On 24 April, he appeared in court at Maidenhead—"on a charge of being a wandering lunatic"—and was sent to a county insane asylum. Newspapers reported that he was a "pitiful" sight in court, lying on the floor both handcuffed and shackled, while moaning and talking incoherently, but wearing a Berks and Bucks Cup gold medal. Speller interrupted proceedings frequently, exclaiming that he was "the champion footballer" and "the best little back in the world." He also complained of head pain, yelling, "My poor head! Oh, my head!"

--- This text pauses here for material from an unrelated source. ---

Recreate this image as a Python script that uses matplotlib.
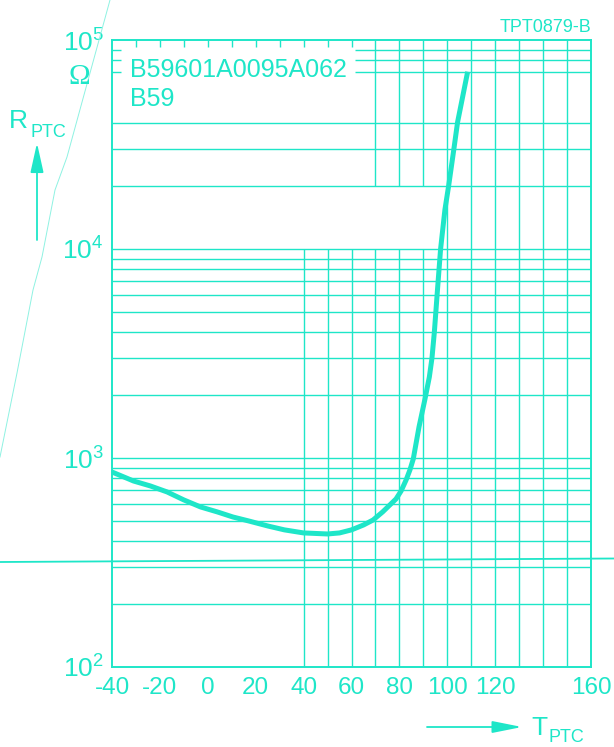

Speller's mysterious transformation was reported with sorrow by journalists. The South Bucks Standard newspaper reported, "A great deal of sympathy is felt hereabouts for Speller, who is a sober, well-conducted man, held in much respect not only in Berks and Bucks, but at Birmingham, where he has been very popular."

Speller was transferred to the Winson Green asylum in Birmingham on 6 July 1909, and died five weeks later.